We rarely use the MG wall charging cable, and simply use the emergency/granny charger to charge the car. Drawing ~2.3kW (spec'd at), and solar provides more than enough on most days to power house, recharge home battery back up & charge the car. Peak hours 0900-1500 hrs

Lots of good info here ! Thank you . I seem to hear the emergency charger usage more and mor from many people . The EV manufacturer provides the choice of a free wall charger or emergency/granny charger . Do you think I should chose the emergency charger instead of a home charger I was told that the home charger the manufacturer provides is not the best anyway, and that if I wanted a home charger that I should buy an independent brand with smart charging.

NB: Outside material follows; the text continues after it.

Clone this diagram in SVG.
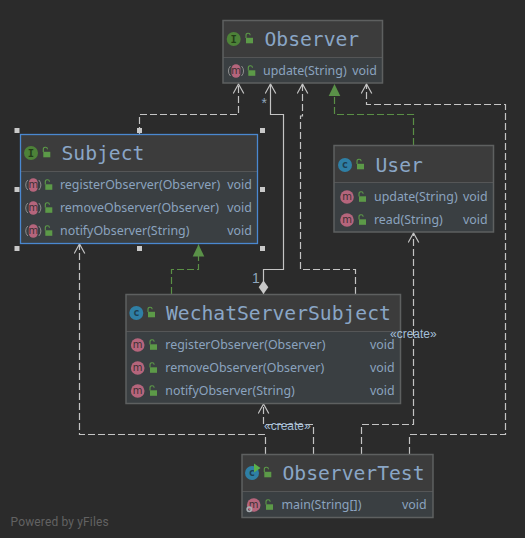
<svg xmlns="http://www.w3.org/2000/svg" width="525" height="538" viewBox="0 0 525 538">
<style>
.bg{fill:#2b2b2b}
.hd{fill:#3c3c3c}
.bd{fill:#3a3f42}
.fr{fill:none;stroke:#5e6060;stroke-width:1.5}
.sel{fill:none;stroke:#4a88d0;stroke-width:1.3}
.dv{stroke:#555657;stroke-width:1}
.t{font-family:"DejaVu Sans Mono",monospace;font-size:19.7px;fill:#8aa6c6;letter-spacing:-.02px}
.m{font-family:"Noto Sans","Open Sans",sans-serif;font-size:12.4px;fill:#8ba3bf}
.c{fill:none;stroke:#c4c4c4;stroke-width:1.2}
.d{stroke-dasharray:7 3}
.g{fill:none;stroke:#5a8f45;stroke-width:1.2;stroke-dasharray:7 3}
.lb{font-family:"Liberation Sans",sans-serif;font-size:12px;fill:#a3bfd8}
.lbn{font-family:"Liberation Sans",sans-serif;font-size:14px;fill:#8fa6bd}
.h{fill:#c9c9c9}
.il{font-family:"DejaVu Sans Mono",monospace;font-size:10.5px;font-weight:bold;text-anchor:middle}
.im{font-family:"DejaVu Sans",sans-serif;font-size:10px;text-anchor:middle;fill:#3c3033}
</style>
<defs>
<marker id="open" markerUnits="userSpaceOnUse" markerWidth="14" markerHeight="14" refX="11" refY="6" orient="auto"><path d="M1.5 .7L11 6L1.500 11.300" fill="none" stroke="#c4c4c4" stroke-width="1.2"/></marker>
<marker id="tri" markerUnits="userSpaceOnUse" markerWidth="14" markerHeight="14" refX="12" refY="6.500" orient="auto"><path d="M0 .7L12 6.500L0 12.300Z" fill="#5a9148"/></marker>
<marker id="dia" markerUnits="userSpaceOnUse" markerWidth="16" markerHeight="12" refX=".5" refY="6" orient="auto"><path d="M.5 6L7.200 1.200L14 6L7.200 10.800Z" fill="#c8c8c8"/></marker>
<g id="lock"><path d="M-3-1V-3.400A2.100 2.100 0 0 1 1.200-3.800" fill="none" stroke="#5c9a48" stroke-width="1.100"/><rect x="-3" y="-1.200" width="7" height="5.500" fill="#5c9a48"/></g>
<g id="mi"><circle r="6.800" fill="#b5657c"/><text class="im" y="3.400">m</text></g>
<g id="ma"><rect x="-4.500" y="-6.800" width="9" height="13.600" rx="4.500" fill="#b5657c"/><path d="M-5.500-5A7 7 0 0 0-5.500 5M5.500-5A7 7 0 0 1 5.500 5" fill="none" stroke="#8c8c8c" stroke-width="1"/><text class="im" y="3.400">m</text></g>
<g id="ic"><circle r="7" fill="#2f7fa5"/><text class="il" y="3.200" fill="#1e3f52">c</text></g>
<g id="ii"><circle r="7" fill="#4d8238"/><text class="il" y="3.500" fill="#233c18">I</text></g>
</defs>
<rect class="bg" width="525" height="538"/>
<g id="connectors">
<path class="c d" marker-end="url(#open)" d="M139.500 134V114.500H238.500V84"/>
<path class="c" marker-start="url(#dia)" marker-end="url(#open)" d="M263.500 294V269.500H283.500V114.500H270.500V84"/>
<path class="c d" marker-end="url(#open)" d="M355.500 294V269.500H300.500V116H302.500V84"/>
<path class="g" marker-end="url(#tri)" d="M413.500 145V114.500H334.500V84"/>
<path class="c d" marker-end="url(#open)" d="M409.500 454V434.500H505.500V104.500H366.500V84"/>
<path class="c d" marker-end="url(#open)" d="M361.500 454V424.500H413.500V233"/>
<path class="c d" marker-end="url(#open)" d="M313.500 454V424.500H263.500V404"/>
<path class="c d" marker-end="url(#open)" d="M265.500 454V434.500H79.500V244"/>
<path class="g" marker-end="url(#tri)" d="M171.500 294V269.500H198.500V244.500"/>
</g>
<g id="observer">
<rect class="hd" x="223" y="20.500" width="159.500" height="37"/><rect class="bd" x="223" y="57.500" width="159.500" height="25.500"/>
<path class="dv" d="M223 57.500H382.500"/><rect class="fr" x="223" y="20.500" width="159.500" height="62.500"/>
<use href="#ii" x="233.700" y="39"/><use href="#lock" x="249" y="39"/>
<text class="t" x="264.500" y="46">Observer</text>
<use href="#ma" x="236" y="71"/><use href="#lock" x="251.300" y="71.500"/>
<text class="m" x="263" y="75">update(String)</text><text class="m" x="352.300" y="75">void</text>
</g>
<g id="subject">
<rect class="hd" x="20.500" y="134.500" width="237" height="37"/><rect class="bd" x="20.500" y="171.500" width="237" height="72"/>
<path class="dv" d="M20.500 171.500H257.500"/><rect class="sel" x="20.500" y="134.500" width="237" height="109"/>
<use href="#ii" x="31" y="153"/><use href="#lock" x="46.300" y="153"/>
<text class="t" x="61.500" y="160">Subject</text>
<use href="#ma" x="33.300" y="185"/><use href="#lock" x="48.300" y="185.500"/>
<text class="m" x="60" y="189">registerObserver(Observer)</text><text class="m" x="227.300" y="189">void</text>
<use href="#ma" x="33.300" y="208"/><use href="#lock" x="48.300" y="208.500"/>
<text class="m" x="60" y="212">removeObserver(Observer)</text><text class="m" x="227.300" y="212">void</text>
<use href="#ma" x="33.300" y="231"/><use href="#lock" x="48.300" y="231.500"/>
<text class="m" x="60" y="235">notifyObserver(String)</text><text class="m" x="227.300" y="235">void</text>
<rect class="h" x="14.500" y="128" width="5" height="5"/><rect class="h" x="137" y="128" width="5" height="5"/><rect class="h" x="260" y="128" width="5" height="5"/>
<rect class="h" x="14.500" y="187" width="5" height="5"/><rect class="h" x="260" y="187" width="5" height="5"/>
<rect class="h" x="14.500" y="246" width="5" height="5"/><rect class="h" x="137" y="246" width="5" height="5"/><rect class="h" x="260" y="246" width="5" height="5"/>
</g>
<g id="user">
<rect class="hd" x="334" y="145.500" width="159.500" height="37"/><rect class="bd" x="334" y="182.500" width="159.500" height="49.500"/>
<path class="dv" d="M334 182.500H493.500"/><rect class="fr" x="334" y="145.500" width="159.500" height="86.500"/>
<use href="#ic" x="345" y="165"/><use href="#lock" x="360" y="165"/>
<text class="t" x="375.500" y="172">User</text>
<use href="#mi" x="347" y="197"/><use href="#lock" x="362" y="197.500"/>
<text class="m" x="374" y="201">update(String)</text><text class="m" x="463" y="201">void</text>
<use href="#mi" x="347" y="220"/><use href="#lock" x="362" y="220.500"/>
<text class="m" x="374" y="224">read(String)</text><text class="m" x="463" y="224">void</text>
</g>
<g id="wechat">
<rect class="hd" x="126" y="294.500" width="274.500" height="37"/><rect class="bd" x="126" y="331.500" width="274.500" height="72"/>
<path class="dv" d="M126 331.500H400.500"/><rect class="fr" x="126" y="294.500" width="274.500" height="109"/>
<use href="#ic" x="136.300" y="313"/><use href="#lock" x="151" y="313"/>
<text class="t" x="166" y="320">WechatServerSubject</text>
<use href="#mi" x="137.700" y="345"/><use href="#lock" x="153" y="345.500"/>
<text class="m" x="165.300" y="349">registerObserver(Observer)</text><text class="m" x="370" y="349">void</text>
<use href="#mi" x="137.700" y="368"/><use href="#lock" x="153" y="368.500"/>
<text class="m" x="165.300" y="372">removeObserver(Observer)</text><text class="m" x="370" y="372">void</text>
<use href="#mi" x="137.700" y="391"/><use href="#lock" x="153" y="391.500"/>
<text class="m" x="165.300" y="395">notifyObserver(String)</text><text class="m" x="370" y="395">void</text>
</g>
<g id="observertest">
<rect class="hd" x="242" y="454.500" width="191" height="37"/><rect class="bd" x="242" y="491.500" width="191" height="26"/>
<path class="dv" d="M242 491.500H433"/><rect class="fr" x="242" y="454.500" width="191" height="63"/>
<use href="#ic" x="252" y="473"/><path d="M254 463.500L260.500 468L254 472.500Z" fill="#5ab04a"/><use href="#lock" x="267.300" y="473"/>
<text class="t" x="282.500" y="480">ObserverTest</text>
<use href="#mi" x="253.700" y="505"/><circle cx="249.300" cy="509.300" r="2.200" fill="none" stroke="#a8adb2" stroke-width="1.600"/><use href="#lock" x="269" y="505.500"/>
<text class="m" x="281.500" y="509">main(String[])</text><text class="m" x="402" y="509">void</text>
</g>
<g id="labels">
<text class="lbn" x="261.500" y="108">*</text>
<text class="lbn" x="252" y="283">1</text>
<text class="lb" x="390" y="338">«create»</text>
<text class="lb" x="264" y="430">«create»</text>
<text x="10.500" y="525.500" font-family="Roboto,sans-serif" font-size="12px" fill="#626262" letter-spacing=".15">Powered by yFiles</text>
</g>
</svg>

What do you think?

4 minutes ago, sirineou said:

Lots of good info here ! Thank you . I seem to hear the emergency charger usage more and mor from many people . The EV manufacturer provides the choice of a free wall charger or emergency/granny charger . Do you think I should chose the emergency charger instead of a home charger I was told that the home charger the manufacturer provides is not the best anyway, and that if I wanted a home charger that I should buy an independent brand with smart charging. What do you think?

I use the granny charger, simply because the excess solar is free. Our MG wall charging cable works fine. Use when necessary, if need a quick top up for whatever reason.

When O&A, like returning with 20+% on the car. And if needed, will sometimes use wall charger to up it to 50%, as trauma hosp is 100 km away, to be on the safe side. 4-5 THB per kWh beats 8ish THB at charging stations. If we leave @ 100%, return @ 20%, that about 500+ kms on solar, when O&A. Very rare, to use wall charger. Try not to anyway.

I like free electric, so use solar as much as possible. The EVs are a larger part of our ROI for solar, not that we don't abuse the AC.

More so now, that petrol is at 40 THB / liter.

Rainy season, you need to pay attention more when charging the car.

Dry, sunny season, and as soon as the solar is providing 1 - 2 kWh more than house is drawing, we plug in the car. Might draw a bit from battery (as long as you have extra), but within the hour, there will be plenty of sun for everything.

For us, 0800 - 0430, and more than enough solar for house, ESS & EV on sunny days.

Without the EV plugged in, batteries are usually topped up by 1100-1200 noon, with house running ACs if needed. That's recharging 8kWh from overnight use, with 8kW inverter.

As I said, after a month or 2 of each season, it will be 2nd nature to you. Rainy season only time you need to pay attention, as clouds can roll in at anytime. And yea, I've mismanaged more than a few times, and didn't get back to 100% before sunset. At 5 THB a unit/kWh, you won't be breaking the bank, if using a few overnight.

Thread of our learning experience with solar, and we started at heavy rainy season (August), just before getting the EV (Oct) so may be an interesting read ...

https://aseannow.com/topic/1268214-solar-8kw-hybrid-inverter-w10kwh-upgraded-to-20kwh-in-sept-2022-essbattery-not-diy/

Edited by KhunLA

@sirineou Today is a fine example of worse case scenario. Woke up @ 41%, and still 41%, with just 1 AC (13k BTU) on, and washing machine going, 2 frigs, laptop & 55" TV.

Complete overcast and ight drizzle since sunrise. Doesn't get any worse. Even plugged the car into wall charging cord (on grid), since hopefully O&A tomorrow, and came back from Hua Hin yesterday at about 35%. So that needs to be topped up.

Producing 606w, house load, 534w cheesy

image.png

Edited by KhunLA

Am I right in thinking that if you connect to the meter, you're excess solar won't be charging the car, unless you're doing some cheeky export?